Em boa verdade, é o médico que me roga que regresse, Daqui a seis meses, quero vê-lo de novo, em tom que não deixa margem para duvidar, quem tem o principal interesse no reencontro. Quando cruzo a porta, as primeiras novidades que me dá são dos avanços que ele fez em áreas do meu mester, aqueles que para mim são obrigação e para ele são devoção. A minha profissão é o hobby dele, não sendo, no entanto, a inversa verdadeira. Sou eu a dar-lhe conselhos, diagnósticos, sugestões para as experiências seguintes: tudo o que faria desta uma consulta normal, se os lugares fossem trocados e os temas de uma consulta normal fossem estes. Ele, com a atenção que todos gostaríamos de ter de um esculápio, bebe cada palavra, agradece profusamente. A rotina que lá me leva é secundária, reduzida aos dois minutos finais, enquanto apertamos a mão e a porta se abre. O primeiro compromisso com que fico, assim, na agenda para dois mil e vinte e seis, são os vinte minutos semestrais, em que me atualizarei sobre os avanços do meu médico, no meu ofício, o mesmo que me permite pagar as consultas que me faz, ou lhe faço a ele — o que for válido consoante o contexto, leitora.

21.8.25

Da arte

Na mesa ao lado, na cafeteria do museu, os pais do pequeno e hiperativo infante, criaram, cada um deles, o seu momento de paz, pintando — eles mesmos — com a meticulosidade de um Monet, os livros de colorir que se destinariam ao pequeno desordeiro, caso ele tivesse a paciência, a intenção ou, simplesmente, o desespero, dos exauridos progenitores.

8.8.25

Travessia

A água é uma só coisa, e uma só coisa por milhas.

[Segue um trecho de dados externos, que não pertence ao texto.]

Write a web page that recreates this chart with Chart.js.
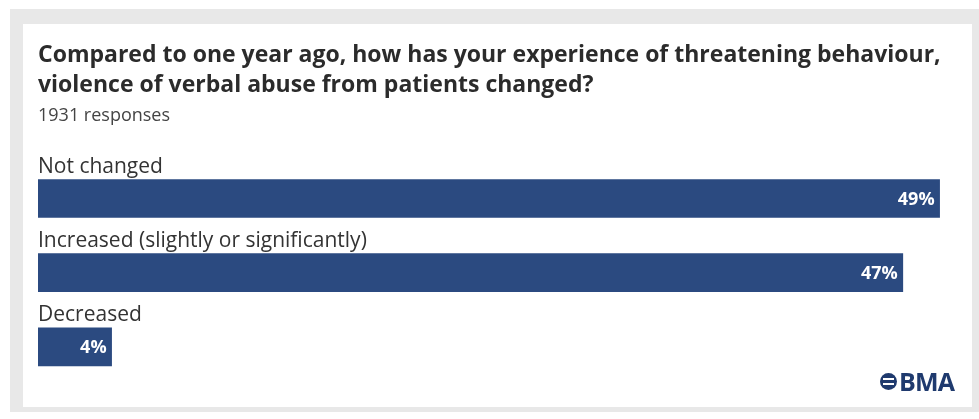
<!DOCTYPE html>
<html>
<head>
<meta charset="utf-8">
<script src="https://cdn.jsdelivr.net/npm/chart.js@4.4.1/dist/chart.umd.min.js"></script>
<style>
  html, body { margin: 0; padding: 0; background: #ffffff; }
  #frame { position: absolute; left: 10px; top: 9px; width: 969px; height: 403px; background: #e8e8e8; }
  #panel { position: absolute; left: 23px; top: 24px; width: 949px; height: 383px; background: #ffffff; }
  #chartBox { position: absolute; left: 0; top: 0; width: 949px; height: 383px; }
  #logo { position: absolute; left: 857px; top: 340px; font-family: "Open Sans", sans-serif; font-weight: 700; font-size: 25px; color: #1f3a6e; display: flex; align-items: center; letter-spacing: -0.8px; }
  #logo .mark { width: 17px; height: 17px; border-radius: 50%; background: #1f3a6e; margin-right: 2px; position: relative; }
  #logo .mark::before { content: ""; position: absolute; left: 3px; right: 3px; top: 5px; height: 2px; background: #fff; box-shadow: 0 5px 0 #fff; }
</style>
</head>
<body>
<div id="frame"></div>
<div id="panel">
  <div id="chartBox"><canvas id="c" width="949" height="383"></canvas></div>
  <div id="logo"><span class="mark"></span>BMA</div>
</div>
<script>
const titleLines = ["Compared to one year ago, how has your experience of threatening behaviour,", "violence of verbal abuse from patients changed?"];
const subtitleText = "1931 responses";
const categories = ["Not changed", "Increased (slightly or significantly)", "Decreased"];
const values = [49, 47, 4];
const valueLabels = ["49%", "47%", "4%"];

const barColor = "#2b4a80";
const textColor = "#333333";

const labelPlugin = {
  id: "barLabels",
  afterDatasetsDraw(chart) {
    const ctx = chart.ctx;
    const meta = chart.getDatasetMeta(0);
    ctx.save();
    meta.data.forEach((bar, i) => {
      const top = bar.y - bar.height / 2;
      ctx.font = "21px 'Open Sans', sans-serif";
      ctx.fillStyle = textColor;
      ctx.textAlign = "left";
      ctx.textBaseline = "alphabetic";
      ctx.fillText(categories[i], chart.chartArea.left, top - 7);
      ctx.font = "bold 18px 'Open Sans', sans-serif";
      ctx.fillStyle = "#ffffff";
      ctx.textAlign = "right";
      ctx.textBaseline = "middle";
      ctx.fillText(valueLabels[i], bar.x - 5, bar.y + 1);
    });
    ctx.restore();
  }
};

new Chart(document.getElementById("c"), {
  type: "bar",
  data: {
    labels: categories,
    datasets: [{
      data: values,
      backgroundColor: barColor,
      borderWidth: 0,
      barThickness: 38
    }]
  },
  options: {
    indexAxis: "y",
    responsive: false,
    animation: false,
    layout: { padding: { left: 15, right: 14, top: 0, bottom: 23 } },
    scales: {
      x: { display: false, min: 0, max: 50 },
      y: { display: false }
    },
    plugins: {
      legend: { display: false },
      tooltip: { enabled: false },
      title: {
        display: true,
        text: titleLines,
        align: "start",
        color: "#2b2b2b",
        font: { family: "'Open Sans', sans-serif", size: 23, weight: "bold", lineHeight: 1.3 },
        padding: { top: 17, bottom: 0 }
      },
      subtitle: {
        display: true,
        text: subtitleText,
        align: "start",
        color: "#444444",
        font: { family: "'Open Sans', sans-serif", size: 18, lineHeight: 1.2 },
        padding: { top: 4, bottom: 35 }
      }
    }
  },
  plugins: [labelPlugin]
});
</script>
</body>
</html>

A água é uma só coisa, e torna esta ponte,

Erguida sobre ela, noutra. Caminha-a

Cedo, e volta a caminhá-la quando o dia esmorece — todos

Se erguem apenas para reencontrar o descanso.


Trabalhamos, começamos de um lado do dia

Como o único sol de um planeta, olhos fixos

Até que a chama desça. A chama desce. Graças a Deus

Sou diferente. Calculei e pesei. Não atravesso

Para voltar. Estou firme

Numa coisa vasta. Estende-se

Tão longa como o mar. Sou mais do que um vencedor, maior

Que a bravura. Não marcho. Sou o que salta.


[Jericho Brown, versão de x. Poema apresentado nos comentários num post abaixo.]

27.7.25

O mundo ao contrário

Menina Shakti agarra-me os tornozelos e puxa-me as pernas -- o com elas o corpo todo -- para mais perto do tecto. Não que eu estivesse a fazer batota, ou pouco concentrado na prática, mas no quotidiano sou mais adepto de ter a cabeça acima dos ombros e não abaixo deles. Os pés lá em cima, acontece-me com menos frequência e, em geral, só aqui, na aula de ioga. Tirando isso, e que me recorde, apenas aquele tombo aparatoso, faz agora vários anos, na calçada polidíssima, reluzente, do verão de uma da sete colinas. Ver o mundo ao contrário, mais do que uma ciência, é uma arte: não pode ser deixado aos acasos e acidentes inestéticos e dolorosos de um amador. Mais uns meses, leitora, e serei especialista em estar de cabeça no chão. De cabeça no ar, prática não me falta. Para mudar de hábitos, aqui como em tudo, o melhor é começar por baixo, que é onde as certezas costumam perder a compostura.